In English

Pehr Löfling was a Swedish botanist and travelling student of Carl Linnaeus who lived and worked in Spain and South America during the first half of the 1750s. This website contains a brief introduction (in Swedish) to Löfling and his travels as well as documentation (in Swedish and English) of the research project ”Pehr Löfling and the globalisation of knowledge, 1729–1756”, led by Kenneth Nyberg and funded by the Riksbankens Jubileumsfond from 2011 to 2014. Over time additional material related to Löfling – such as references and links to primary sources, scholarship, and digital resources – will be posted here.

Below is a brief summary of the Löfling project written in November 2010, just before work began in earnest, and the following documentation is also available in English:

• Project description with list of references (from grant application, May 2010)

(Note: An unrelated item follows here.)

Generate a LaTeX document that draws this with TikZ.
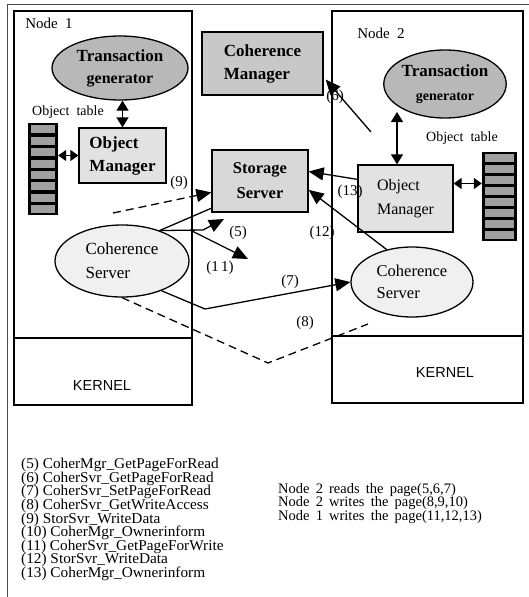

• Final report (March 2015)

• List of publications, 2011–2014 (March 2015)

For more information about me (Kenneth Nyberg) and my research, please visit my personal website.

Project summary

The second half of the 18th century was characterised by an emerging global integration of knowledge(s) on terms mainly, but not entirely, dictated by Europeans. In recent scholarship on the increasingly intimate connections between science, nation-states and the building of colonial empires during the period, Linnaean botany is generally agreed to have played a crucial role. The aim of this project is to use the life and travels of Swedish botanist Pehr Löfling (1729–1756), who worked in both Spain and South America in the 1750s, to explore and analyse a number of aspects of this early wave of knowledge globalisation.

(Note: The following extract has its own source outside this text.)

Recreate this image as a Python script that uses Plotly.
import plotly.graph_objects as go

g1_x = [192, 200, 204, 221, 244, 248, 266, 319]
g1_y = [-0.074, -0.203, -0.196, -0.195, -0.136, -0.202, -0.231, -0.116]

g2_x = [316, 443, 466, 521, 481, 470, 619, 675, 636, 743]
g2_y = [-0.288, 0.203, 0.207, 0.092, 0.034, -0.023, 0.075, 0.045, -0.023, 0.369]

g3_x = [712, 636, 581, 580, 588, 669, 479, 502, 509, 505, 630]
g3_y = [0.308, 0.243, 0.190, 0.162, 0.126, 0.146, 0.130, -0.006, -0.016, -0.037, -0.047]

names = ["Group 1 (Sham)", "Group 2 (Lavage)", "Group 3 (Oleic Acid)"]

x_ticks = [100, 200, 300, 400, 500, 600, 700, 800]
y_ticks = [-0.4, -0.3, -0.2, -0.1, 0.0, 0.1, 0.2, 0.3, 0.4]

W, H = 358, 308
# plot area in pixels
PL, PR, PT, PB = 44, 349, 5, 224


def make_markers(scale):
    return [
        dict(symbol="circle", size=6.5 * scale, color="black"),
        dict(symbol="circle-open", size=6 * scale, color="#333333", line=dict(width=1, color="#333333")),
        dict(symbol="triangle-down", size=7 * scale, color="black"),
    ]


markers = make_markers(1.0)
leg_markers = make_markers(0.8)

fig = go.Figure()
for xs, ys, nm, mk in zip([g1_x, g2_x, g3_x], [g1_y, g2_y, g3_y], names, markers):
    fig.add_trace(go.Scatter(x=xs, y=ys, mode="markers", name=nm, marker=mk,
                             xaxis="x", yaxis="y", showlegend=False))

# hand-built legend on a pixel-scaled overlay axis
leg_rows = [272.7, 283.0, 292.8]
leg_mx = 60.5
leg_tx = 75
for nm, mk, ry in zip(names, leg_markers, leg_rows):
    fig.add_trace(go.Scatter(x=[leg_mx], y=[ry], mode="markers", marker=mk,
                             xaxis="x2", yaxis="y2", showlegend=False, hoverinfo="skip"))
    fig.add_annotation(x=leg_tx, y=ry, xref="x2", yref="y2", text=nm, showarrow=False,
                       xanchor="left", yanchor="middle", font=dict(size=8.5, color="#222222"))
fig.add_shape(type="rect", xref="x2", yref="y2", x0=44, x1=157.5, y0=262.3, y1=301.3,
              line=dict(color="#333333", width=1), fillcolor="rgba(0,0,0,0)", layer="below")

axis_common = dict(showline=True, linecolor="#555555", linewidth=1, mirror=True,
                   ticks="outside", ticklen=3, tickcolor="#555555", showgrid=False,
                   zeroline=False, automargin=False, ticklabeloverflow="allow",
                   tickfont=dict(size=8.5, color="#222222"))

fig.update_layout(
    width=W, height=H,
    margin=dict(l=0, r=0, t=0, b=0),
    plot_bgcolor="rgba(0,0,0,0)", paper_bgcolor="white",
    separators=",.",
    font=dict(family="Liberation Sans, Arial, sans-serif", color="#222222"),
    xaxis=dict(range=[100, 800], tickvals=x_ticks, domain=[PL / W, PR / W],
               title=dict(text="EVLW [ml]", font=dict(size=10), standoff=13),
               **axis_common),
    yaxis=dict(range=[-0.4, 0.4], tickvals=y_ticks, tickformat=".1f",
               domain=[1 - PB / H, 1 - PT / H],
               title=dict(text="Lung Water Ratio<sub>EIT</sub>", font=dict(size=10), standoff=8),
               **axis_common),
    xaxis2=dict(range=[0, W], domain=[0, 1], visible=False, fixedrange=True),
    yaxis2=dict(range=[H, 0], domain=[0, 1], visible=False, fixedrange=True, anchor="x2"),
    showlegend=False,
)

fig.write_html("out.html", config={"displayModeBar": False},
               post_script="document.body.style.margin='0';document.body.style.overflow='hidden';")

The study focuses on three encounters in the “life geography” of Löfling: between him as a young student and Linnaean taxonomy, between him as a Linnaean “apostle” and the world of Spanish science, and between him as a European (colonial) scientist and indigenous American populations. How did Löfling approach Linnaeus, and how did the latter influence him? Similarly, what was the outcome of his interaction with Spanish botanists and indigenous Americans? What do these exchanges tell us about the theory and practice of Linnaean botany as an example of the globalisation of knowledge and the various stages of that process? Finally, how did these greater phenomena in turn impact on Löfling and shape his life journey(s)? Those are some of the questions to be pursued in the course of this project.